■ Written task ■
Please print exactly the lines below, from the start of the material up to and including the line with "1.33e-10], [4.49, 1.0e-10]]", but none of the pictures.

^^^^^^^^

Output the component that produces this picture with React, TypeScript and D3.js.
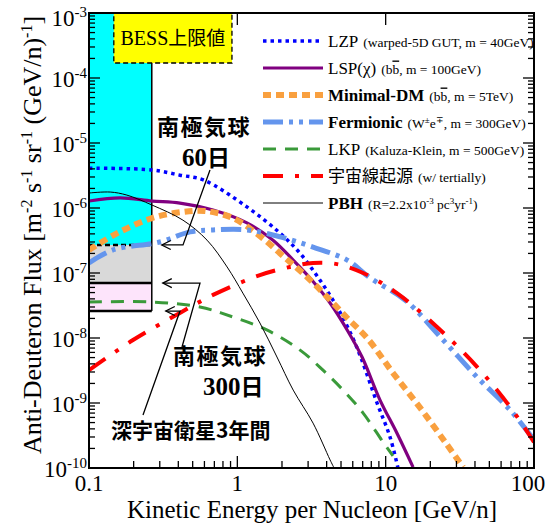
import * as d3 from 'd3'

// kinetic energy [GeV/n] vs anti-deuteron flux
const lzp = [[0.1, 4.1e-6], [0.266, 3.85e-6], [0.41, 3.2e-6], [0.59, 2.7e-6], [1.16, 1.04e-6], [1.94, 4.1e-7], [2.65, 2.0e-7], [3.6, 7.8e-8], [4.7, 3.0e-8], [6.0, 1.0e-8], [6.9, 4.6e-9], [8.75, 1.0e-9], [10.7, 3.0e-10], [12.1, 1.0e-10]]
const lsp = [[0.1, 1.28e-6], [0.162, 1.43e-6], [0.266, 1.28e-6], [0.41, 1.19e-6], [0.686, 9.3e-7], [1.16, 5.9e-7], [1.74, 3.2e-7], [2.38, 1.58e-7], [3.24, 7.4e-8], [4.22, 3.45e-8], [5.5, 1.33e-8], [6.93, 5.1e-9], [9.16, 1.11e-9], [11.9, 3.45e-10], [15.3, 1.03e-10]]
const minimalDM = [[0.1, 2.26e-7], [0.155, 4.1e-7], [0.266, 7.0e-7], [0.43, 8.7e-7], [0.605, 9.0e-7], [0.935, 7.0e-7], [1.42, 3.7e-7], [2.03, 1.83e-7], [2.95, 8.7e-8], [4.22, 3.85e-8], [5.5, 2.03e-8], [7.5, 1.0e-8], [11.2, 2.9e-9], [17.1, 8.4e-10], [25.2, 2.5e-10], [33.3, 1.03e-10]]
const fermionic = [[0.1, 1.43e-7], [0.145, 2.26e-7], [0.3, 3.0e-7], [0.48, 4.3e-7], [0.686, 4.6e-7], [1.16, 4.6e-7], [1.94, 3.6e-7], [3.24, 2.5e-7], [5.5, 1.58e-7], [7.85, 8.4e-8], [13.5, 3.85e-8], [24.4, 9.3e-9], [41.3, 2.5e-9], [69, 7.8e-10], [100, 2.7e-10]]
const lkp = [[0.1, 3.58e-8], [0.258, 3.58e-8], [0.56, 3.0e-8], [0.935, 2.1e-8], [1.58, 1.33e-8], [2.65, 6.5e-9], [3.78, 3.2e-9], [5.16, 1.58e-9], [7.05, 7.0e-10], [9.6, 2.5e-10], [11.2, 1.53e-10]]
const cosmic = [[0.1, 3.2e-9], [0.198, 9.3e-9], [0.41, 2.43e-8], [0.686, 4.6e-8], [1.42, 9.3e-8], [2.26, 1.24e-7], [3.24, 1.43e-7], [4.7, 1.37e-7], [7.05, 1.0e-7], [11.9, 4.9e-8], [22.2, 1.48e-8], [41.3, 3.6e-9], [69, 8.7e-10], [100, 2.5e-10]]
const pbh = [[0.1, 1.7e-6], [0.139, 1.76e-6], [0.18, 1.58e-6], [0.266, 1.11e-6], [0.43, 6.5e-7], [0.625, 3.2e-7], [0.853, 1.24e-7], [1.09, 4.9e-8], [1.42, 1.7e-8], [1.85, 5.1e-9], [2.38, 1.58e-9], [3.24, 4.9e-10], [4.22, 1.33e-10], [4.49, 1.0e-10]]

// sensitivity boxes
const gapsE = [0.1, 0.265]
const balloon60 = 2.7e-7
const balloon300 = 7.0e-8
const satellite3yr = 2.6e-8
const bessE = [0.147, 0.92]
const bessFlux = [1.7e-4, 1e-3]

const xTickLabels = ['0.1', '1', '10', '100']
const yExponents = [-3, -4, -5, -6, -7, -8, -9, -10]

const SERIF = 'Liberation Serif, Times New Roman, serif'
const CJK = 'Noto Sans CJK JP, sans-serif'
const W = 555, H = 525
const L = 89, R = 534, T = 13, B = 468

// segments: [text, kind] kind 0 = normal, 1 = superscript, 2 = overline
type Seg = [string, number]
const rich = (segs: Seg[], supSize: number, shift: number) => {
  let raised = false
  return segs.map(([s, k], i) => {
    let dy = 0
    if (k === 1 && !raised) { dy = -shift; raised = true }
    else if (k !== 1 && raised) { dy = shift; raised = false }
    return (
      <tspan key={i} dy={dy || undefined} fontSize={k === 1 ? supSize : undefined}
        textDecoration={k === 2 ? 'overline' : undefined}>{s}</tspan>
    )
  })
}

const series = [
  { data: lzp, color: '#0000ff', width: 3.5, dash: '3.5 4', label: 'LZP', bold: false, note: [['(warped-5D GUT, m = 40GeV)', 0]] as Seg[] },
  { data: lsp, color: '#800080', width: 3.2, dash: null, label: 'LSP(χ)', bold: false, note: [['(b', 0], ['b', 2], [',  m = 100GeV)', 0]] as Seg[] },
  { data: minimalDM, color: '#f9a03f', width: 6, dash: '8 5', label: 'Minimal-DM', bold: true, note: [['(b', 0], ['b', 2], [',  m = 5TeV)', 0]] as Seg[] },
  { data: fermionic, color: '#6495ed', width: 5, dash: '20 6 4 6 4 6', label: 'Fermionic', bold: true, note: [['(W', 0], ['±', 1], ['e', 0], ['∓', 1], [',  m = 300GeV)', 0]] as Seg[] },
  { data: lkp, color: '#3a9a3a', width: 3, dash: '13 9', label: 'LKP', bold: false, note: [['(Kaluza-Klein, m = 500GeV)', 0]] as Seg[] },
  { data: cosmic, color: '#ff0000', width: 4, dash: '20 12 4 12', label: '宇宙線起源', bold: false, cjk: true, note: [['(w/ tertially)', 0]] as Seg[] },
  { data: pbh, color: '#000000', width: 1, dash: null, label: 'PBH', bold: true, note: [['(R=2.2x10', 0], ['-3', 1], [' pc', 0], ['3', 1], ['yr', 0], ['-1', 1], [')', 0]] as Seg[] },
]

export default function App() {
  const x = d3.scaleLog().domain([0.1, 100]).range([L, R])
  const y = d3.scaleLog().domain([1e-10, 1e-3]).range([B, T])
  const line = d3.line<number[]>()
    .x(d => x(d[0]))
    .y(d => y(d[1]))
    .curve(d3.curveCatmullRom.alpha(0.5))

  const isMajor = (t: number) => Math.abs(Math.log10(t) - Math.round(Math.log10(t))) < 1e-6
  const xTicks = x.ticks()
  const yTicks = y.ticks()

  const gx0 = x(gapsE[0]), gx1 = x(gapsE[1])

  const arrow = (pts: number[][]) => {
    const [tx, ty] = pts[pts.length - 1]
    return (
      <g fill="none" stroke="#000" strokeWidth={1.3}>
        <polyline points={pts.map(p => p.join(',')).join(' ')} />
        <polyline points={`${tx + 9},${ty - 4.5} ${tx},${ty} ${tx + 9},${ty + 4.5}`} />
      </g>
    )
  }

  return (
    <svg width={W} height={H} style={{ position: 'absolute', left: 0, top: 0, background: '#fff', fontFamily: SERIF }}>
      <defs>
        <clipPath id="plot"><rect x={L} y={T} width={R - L} height={B - T} /></clipPath>
      </defs>

      {/* detector boxes */}
      <rect x={gx0} y={y(1e-3)} width={gx1 - gx0} height={y(balloon60) - y(1e-3)} fill="#00ffff" />
      <rect x={gx0} y={y(balloon60)} width={gx1 - gx0} height={y(balloon300) - y(balloon60)} fill="#d9d9d9" />
      <rect x={gx0} y={y(balloon300)} width={gx1 - gx0} height={y(satellite3yr) - y(balloon300)} fill="#fde4fb" />
      <line x1={gx1} x2={gx1} y1={y(1e-3)} y2={y(satellite3yr)} stroke="#000" strokeWidth={1.5} />
      <line x1={gx0} x2={gx1} y1={y(balloon60)} y2={y(balloon60)} stroke="#000" strokeWidth={2.5} strokeDasharray="5 3" />
      <line x1={gx0} x2={gx1} y1={y(balloon300)} y2={y(balloon300)} stroke="#000" strokeWidth={2.5} />
      <line x1={gx0} x2={gx1} y1={y(satellite3yr)} y2={y(satellite3yr)} stroke="#000" strokeWidth={2.5} />

      {/* BESS upper limit */}
      <rect x={x(bessE[0])} y={y(bessFlux[1])} width={x(bessE[1]) - x(bessE[0])} height={y(bessFlux[0]) - y(bessFlux[1])}
        fill="#ffff00" stroke="#000" strokeWidth={1.3} strokeDasharray="5 3" />
      <text x={(x(bessE[0]) + x(bessE[1])) / 2} y={(y(bessFlux[0]) + y(bessFlux[1])) / 2 + 7} textAnchor="middle" fontSize={20}>
        BESS<tspan fontFamily={CJK} fontSize={19}>上限値</tspan>
      </text>

      {/* curves */}
      <g clipPath="url(#plot)" fill="none">
        {series.map(s => (
          <path key={s.label} d={line(s.data) ?? ''} stroke={s.color} strokeWidth={s.width}
            strokeDasharray={s.dash ?? undefined} />
        ))}
      </g>

      {/* frame and ticks */}
      <rect x={L} y={T} width={R - L} height={B - T} fill="none" stroke="#000" strokeWidth={2} />
      <g stroke="#000" strokeWidth={1.3}>
        {xTicks.map((t, i) => {
          const len = isMajor(t) ? 12 : 7
          return <line key={'xb' + i} x1={x(t)} x2={x(t)} y1={B} y2={B - len} />
        })}
        {xTicks.filter(isMajor).map((t, i) => (
          <line key={'xt' + i} x1={x(t)} x2={x(t)} y1={T} y2={T + 12} />
        ))}
        {yTicks.map((t, i) => {
          const len = isMajor(t) ? 11 : 6
          return (
            <g key={'y' + i}>
              <line x1={L} x2={L + len} y1={y(t)} y2={y(t)} />
              <line x1={R} x2={R - len} y1={y(t)} y2={y(t)} />
            </g>
          )
        })}
      </g>

      {/* tick labels */}
      {yExponents.map(e => (
        <text key={e} x={87} y={y(Math.pow(10, e)) + (e === -3 ? 13 : 9)} textAnchor="end" fontSize={23}>
          10<tspan dy={-9} fontSize={15}>{String(e)}</tspan>
        </text>
      ))}
      {xTickLabels.map(s => (
        <text key={s} x={s === '100' ? x(+s) - 6 : x(+s)} y={491} textAnchor="middle" fontSize={23}>{s}</text>
      ))}

      {/* axis titles */}
      <text x={312} y={518} textAnchor="middle" fontSize={25}>Kinetic Energy per Nucleon [GeV/n]</text>
      <text transform="translate(41,235) rotate(-90)" textAnchor="middle" fontSize={26}>
        {rich([['Anti-Deuteron Flux [m', 0], ['-2', 1], [' s', 0], ['-1', 1], [' sr', 0], ['-1', 1], [' (GeV/n)', 0], ['-1', 1], [']', 0]], 16, 9)}
      </text>

      {/* legend */}
      {series.map((s, i) => {
        const cy = 41 + i * 27
        return (
          <g key={'lg' + i}>
            <line x1={263} x2={323} y1={cy} y2={cy} stroke={s.color} strokeWidth={s.width}
              strokeDasharray={s.dash ?? undefined} />
            <text x={328} y={cy + 5.5} fontSize={17}>
              <tspan fontWeight={s.bold ? 'bold' : 'normal'} fontFamily={s.cjk ? CJK : SERIF}>{s.label}</tspan>
              <tspan dx={5} fontSize={13.5}>{rich(s.note, 9, 5)}</tspan>
            </text>
          </g>
        )
      })}

      {/* annotations */}
      <g fontWeight="bold" fontFamily={CJK}>
        <text x={157} y={135} fontSize={22} letterSpacing={1.5}>南極気球</text>
        <text x={182} y={166} fontSize={23}><tspan fontFamily={SERIF} fontSize={25}>60</tspan>日</text>
        <text x={173} y={364} fontSize={22} letterSpacing={1.5}>南極気球</text>
        <text x={203} y={395} fontSize={23}><tspan fontFamily={SERIF} fontSize={25}>300</tspan>日</text>
        <text x={111} y={438} fontSize={21}>深宇宙衛星3年間</text>
      </g>
      {arrow([[210, 170], [183, y(balloon60)], [gx1 + 10, y(balloon60)]])}
      {arrow([[182, 347], [200, y(balloon300)], [gx1 + 11, y(balloon300)]])}
      {arrow([[143, 415], [180, y(satellite3yr)], [gx1 + 14, y(satellite3yr)]])}
    </svg>
  )
}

^^^^^^^^

■ Response to the exercise ■
Output the component that produces this picture with React, TypeScript and D3.js.
import * as d3 from 'd3'

// kinetic energy [GeV/n] vs anti-deuteron flux
const lzp = [[0.1, 4.1e-6], [0.266, 3.85e-6], [0.41, 3.2e-6], [0.59, 2.7e-6], [1.16, 1.04e-6], [1.94, 4.1e-7], [2.65, 2.0e-7], [3.6, 7.8e-8], [4.7, 3.0e-8], [6.0, 1.0e-8], [6.9, 4.6e-9], [8.75, 1.0e-9], [10.7, 3.0e-10], [12.1, 1.0e-10]]
const lsp = [[0.1, 1.28e-6], [0.162, 1.43e-6], [0.266, 1.28e-6], [0.41, 1.19e-6], [0.686, 9.3e-7], [1.16, 5.9e-7], [1.74, 3.2e-7], [2.38, 1.58e-7], [3.24, 7.4e-8], [4.22, 3.45e-8], [5.5, 1.33e-8], [6.93, 5.1e-9], [9.16, 1.11e-9], [11.9, 3.45e-10], [15.3, 1.03e-10]]
const minimalDM = [[0.1, 2.26e-7], [0.155, 4.1e-7], [0.266, 7.0e-7], [0.43, 8.7e-7], [0.605, 9.0e-7], [0.935, 7.0e-7], [1.42, 3.7e-7], [2.03, 1.83e-7], [2.95, 8.7e-8], [4.22, 3.85e-8], [5.5, 2.03e-8], [7.5, 1.0e-8], [11.2, 2.9e-9], [17.1, 8.4e-10], [25.2, 2.5e-10], [33.3, 1.03e-10]]
const fermionic = [[0.1, 1.43e-7], [0.145, 2.26e-7], [0.3, 3.0e-7], [0.48, 4.3e-7], [0.686, 4.6e-7], [1.16, 4.6e-7], [1.94, 3.6e-7], [3.24, 2.5e-7], [5.5, 1.58e-7], [7.85, 8.4e-8], [13.5, 3.85e-8], [24.4, 9.3e-9], [41.3, 2.5e-9], [69, 7.8e-10], [100, 2.7e-10]]
const lkp = [[0.1, 3.58e-8], [0.258, 3.58e-8], [0.56, 3.0e-8], [0.935, 2.1e-8], [1.58, 1.33e-8], [2.65, 6.5e-9], [3.78, 3.2e-9], [5.16, 1.58e-9], [7.05, 7.0e-10], [9.6, 2.5e-10], [11.2, 1.53e-10]]
const cosmic = [[0.1, 3.2e-9], [0.198, 9.3e-9], [0.41, 2.43e-8], [0.686, 4.6e-8], [1.42, 9.3e-8], [2.26, 1.24e-7], [3.24, 1.43e-7], [4.7, 1.37e-7], [7.05, 1.0e-7], [11.9, 4.9e-8], [22.2, 1.48e-8], [41.3, 3.6e-9], [69, 8.7e-10], [100, 2.5e-10]]
const pbh = [[0.1, 1.7e-6], [0.139, 1.76e-6], [0.18, 1.58e-6], [0.266, 1.11e-6], [0.43, 6.5e-7], [0.625, 3.2e-7], [0.853, 1.24e-7], [1.09, 4.9e-8], [1.42, 1.7e-8], [1.85, 5.1e-9], [2.38, 1.58e-9], [3.24, 4.9e-10], [4.22, 1.33e-10], [4.49, 1.0e-10]]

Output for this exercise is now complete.